▶ **Exercise prompt**:
Each line from the line with "Recreate this image" to the line with "import pandas as pd", inclusive, is to be repeated exactly; no other line and no picture belongs in the copy.

Rows from a dataset of charts and code

****************************************

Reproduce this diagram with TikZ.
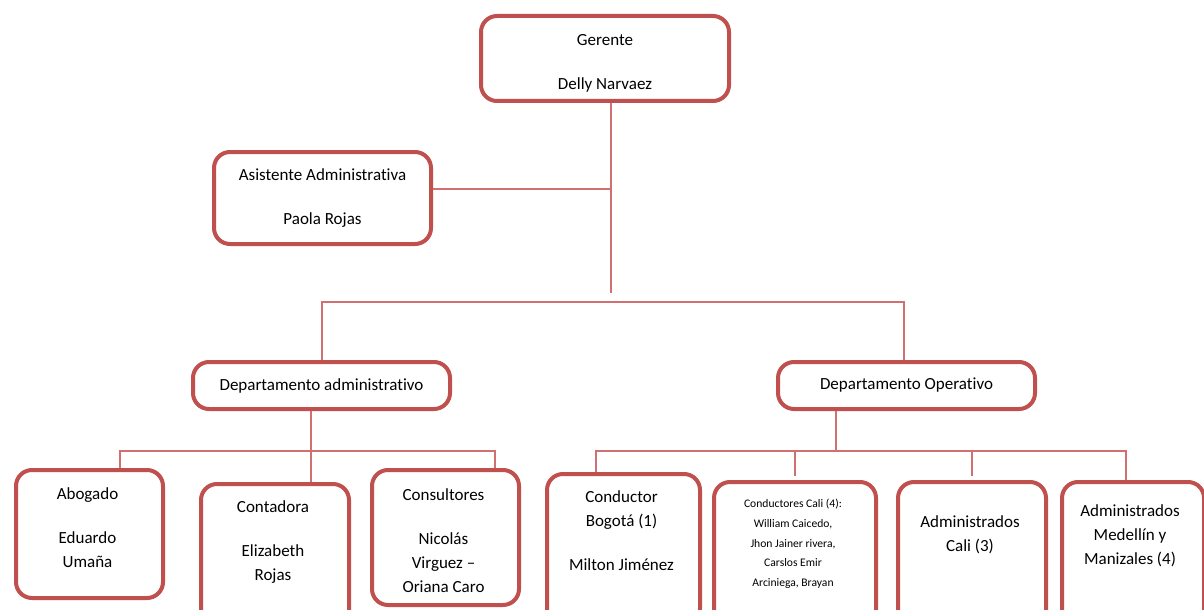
\documentclass[tikz,border=0pt]{standalone}
\usepackage{fontspec}
\setmainfont{Carlito}[Ligatures=NoCommon]
\usepackage{xcolor}
\usetikzlibrary {arrows.meta, positioning, calc}
\definecolor{boxred}{RGB}{192,80,77}
\definecolor{linered}{RGB}{208,112,112}
\tikzset{
    >={Latex},
    box/.style={draw=boxred, line width=2pt, rounded corners=8pt, fill=white,
        align=center, inner sep=0pt, font=\fontsize{8.5}{12}\selectfont},
    boxtext/.style={align=center, inner sep=0pt, anchor=north,
        font=\fontsize{8.5}{12}\selectfont},
    link/.style={draw=linered, line width=0.8pt}
}

\begin{document}
\begin{tikzpicture}[x=0.5pt, y=-0.5pt]
    \useasboundingbox (0, 0) rectangle (1204, 610);
    % upper boxes
    \node[box, minimum width=124pt, minimum height=42.5pt] (gerente) at (605, 58.5) {};
    \node[boxtext] (gerente-t) at (605, 34) {Gerente\\[10pt]Delly Narvaez};
    \node[box, minimum width=108.5pt, minimum height=46pt] (asistente) at (322.5, 198)
        {Asistente Administrativa\\[10pt]Paola Rojas};
    \node[box, minimum width=128.5pt, minimum height=23.5pt] (depadm) at (321.5, 385.5)
        {Departamento administrativo};
    \node[box, minimum width=128.5pt, minimum height=23.5pt] (depop) at (906.5, 385.5)
        {Departamento Operativo};
    % lower boxes
    \node[box, anchor=north west, minimum width=73.5pt, minimum height=64pt] (abogado) at (14, 468) {};
    \node[box, anchor=north west, minimum width=74pt, minimum height=75pt] (contadora) at (199, 482) {};
    \node[box, anchor=north west, minimum width=73.5pt, minimum height=67.5pt] (consultores) at (370, 468) {};
    \node[box, anchor=north west, minimum width=76.5pt, minimum height=75pt] (condbog) at (545, 472) {};
    \node[box, anchor=north west, minimum width=81pt, minimum height=75pt] (condcali) at (712, 480) {};
    \node[box, anchor=north west, minimum width=74pt, minimum height=75pt] (admcali) at (896, 480) {};
    \node[box, anchor=north west, minimum width=71pt, minimum height=75pt] (admmed) at (1060, 480) {};
    % texts of the lower boxes
    \node[boxtext] (abogado-t) at (87.5, 487) {Abogado\\[10pt]Eduardo\\Umaña};
    \node[boxtext] (contadora-t) at (273, 500) {Contadora\\[10pt]Elizabeth\\Rojas};
    \node[boxtext] (consultores-t) at (443.5, 488) {Consultores\\[10pt]Nicolás\\Virguez –\\Oriana Caro};
    \node[boxtext] (condbog-t) at (621.5, 490) {Conductor\\Bogotá (1)\\[10pt]Milton Jiménez};
    \node[boxtext, font=\fontsize{5.8}{9.8}\selectfont] (condcali-t) at (793, 499)
        {Conductores Cali (4):\\William Caicedo,\\Jhon Jainer rivera,\\Carslos Emir\\Arciniega, Brayan};
    \node[boxtext] (admcali-t) at (970, 515) {Administrados\\Cali (3)};
    \node[boxtext] (admmed-t) at (1130, 504) {Administrados\\Medellín y\\Manizales (4)};
    % joints of the lines
    \coordinate (gerjoin) at (611, 293);
    \coordinate (asisjoin) at (611, 189);
    \coordinate (topbus-l) at (322, 302);
    \coordinate (topbus-r) at (904, 302);
    \coordinate (admbus) at (311, 451);
    \coordinate (admbus-l) at (120, 451);
    \coordinate (admbus-r) at (495, 451);
    \coordinate (opbus) at (836, 451);
    \coordinate (opbus-l) at (596, 451);
    \coordinate (opbus-r) at (1126, 451);
    % connectors
    \draw[link] (gerente.south -| gerjoin) -- (gerjoin);
    \draw[link] (asistente.east |- asisjoin) -- (asisjoin);
    \draw[link] (depadm.north -| topbus-l) -- (topbus-l) -- (topbus-r) -- (depop.north -| topbus-r);
    \draw[link] (depadm.south -| admbus) -- (admbus);
    \draw[link] (abogado.north -| admbus-l) -- (admbus-l) -- (admbus-r) -- (consultores.north -| admbus-r);
    \draw[link] (contadora.north -| admbus) -- (admbus);
    \draw[link] (depop.south -| opbus) -- (opbus);
    \draw[link] (condbog.north -| opbus-l) -- (opbus-l) -- (opbus-r) -- (admmed.north -| opbus-r);
    \draw[link] (opbus-l -| condcali.north) -- ([yshift=2pt]condcali.north);
    \draw[link] (opbus-l -| admcali.north) -- ([yshift=2pt]admcali.north);
\end{tikzpicture}
\end{document}
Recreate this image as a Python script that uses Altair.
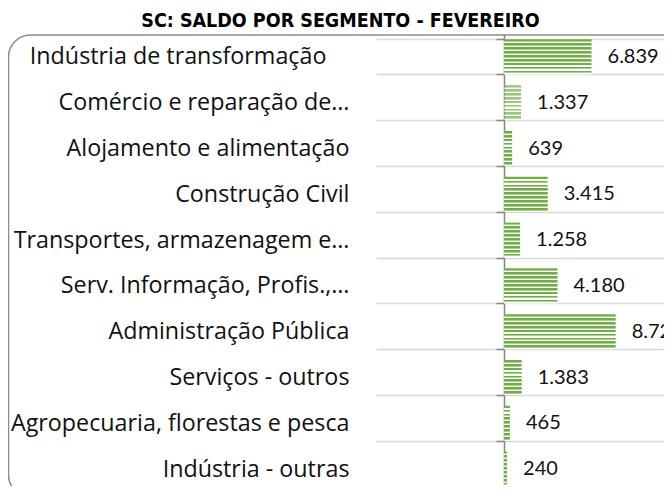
import altair as alt
import pandas as pd

# ---- data ----
categories = [
    "Indústria de transformação",
    "Comércio e reparação de…",
    "Alojamento e alimentação",
    "Construção Civil",
    "Transportes, armazenagem e…",
    "Serv. Informação, Profis.,…",
    "Administração Pública",
    "Serviços - outros",
    "Agropecuaria, florestas e pesca",
    "Indústria - outras",
]
values = [6839, 1337, 639, 3415, 1258, 4180, 8724, 1383, 465, 240]
title_text = "SC: SALDO POR SEGMENTO - FEVEREIRO"

df = pd.DataFrame({"cat": categories, "val": values})

# ---- layout ----
X_MIN, X_MAX = -10000, 12500
W = 288
PAD_LEFT, PAD_TOP = 368, 26
H = 478 - PAD_TOP
ROW_RANGE = 458
zero_px = W * (0 - X_MIN) / (X_MAX - X_MIN)

DARK = "#70ad47"
LIGHT = "#a9d18e"
n = 9
stops = []
for k in range(n):
    a = k / n
    stops += [
        {"offset": a, "color": DARK},
        {"offset": a + 0.45 / n, "color": DARK},
        {"offset": a + 0.45 / n, "color": LIGHT},
        {"offset": a + 0.7 / n, "color": LIGHT},
        {"offset": a + 0.7 / n, "color": "#ffffff"},
        {"offset": (k + 1) / n, "color": "#ffffff"},
    ]
stripe = {"gradient": "linear", "x1": 0, "y1": 0, "x2": 0, "y2": 1, "stops": stops}

yscale = alt.Scale(range=[0, ROW_RANGE], paddingInner=0.234, paddingOuter=0.117)
xscale = alt.Scale(domain=[X_MIN, X_MAX], nice=False, zero=False)

base = alt.Chart(df)

border = base.transform_filter(alt.datum.cat == categories[0]).mark_rect(
    cornerRadius=22, fillOpacity=0, stroke="#8c8c8c", strokeWidth=1.5
).encode(
    x=alt.value(-367.5), x2=alt.value(700), y=alt.value(1), y2=alt.value(463)
)

title = alt.Chart(pd.DataFrame({"t": [title_text]})).mark_text(
    font="Liberation Sans Narrow, Arial Narrow, DejaVu Sans Condensed, sans-serif",
    fontSize=19.5,
    fontWeight="bold",
    color="#000000",
    align="center",
    baseline="alphabetic",
).encode(
    text="t:N",
    x=alt.value(332.5 - PAD_LEFT),
    y=alt.value(19.3 - PAD_TOP),
)

label_pad = alt.condition(
    f"datum.value == '{categories[0]}'", alt.value(50), alt.value(27)
)

bars = base.mark_bar(fill=stripe).encode(
    x=alt.X("val:Q", scale=xscale, axis=None),
    y=alt.Y(
        "cat:N",
        sort=categories,
        scale=yscale,
        axis=alt.Axis(
            orient="left",
            title=None,
            ticks=False,
            tickSize=0,
            domain=False,
            labelPadding=label_pad,
            labelFont="Open Sans",
            labelFontSize=23.3,
            labelColor="#111111",
            labelLimit=0,
            grid=True,
            gridColor="#d9d9d9",
            gridWidth=1.5,
            tickBand="extent",
        ),
    ),
    opacity=alt.condition(alt.datum.cat == categories[1], alt.value(0.7), alt.value(1.0)),
)

labels = base.transform_calculate(
    lbl="replace(format(datum.val, ','), ',', '.')"
).mark_text(
    align="left", baseline="middle", dx=16, font="Lato", fontSize=20, color="#111111"
).encode(
    x=alt.X("val:Q", scale=xscale, axis=None),
    y=alt.Y(
        "cat:N",
        sort=categories,
        scale=yscale,
        axis=alt.Axis(
            orient="left",
            offset=-zero_px,
            title=None,
            labels=False,
            ticks=True,
            tickSize=8,
            tickWidth=1.5,
            tickColor="#868686",
            tickBand="extent",
            domain=True,
            domainColor="#868686",
            domainWidth=1.5,
            grid=False,
        ),
    ),
    text="lbl:N",
)

chart = (
    alt.layer(border, bars, labels, title)
    .resolve_axis(y="independent")
    .properties(
        width=W,
        height=H,
        autosize=alt.AutoSizeParams(type="none"),
        padding={"left": PAD_LEFT, "top": PAD_TOP, "right": 0, "bottom": 0},
    )
    .configure_view(strokeWidth=0)
)

chart.save("out.html", embed_options={"renderer": "svg", "actions": False})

****************************************

▶ **Result**:
Recreate this image as a Python script that uses Altair.
import altair as alt
import pandas as pd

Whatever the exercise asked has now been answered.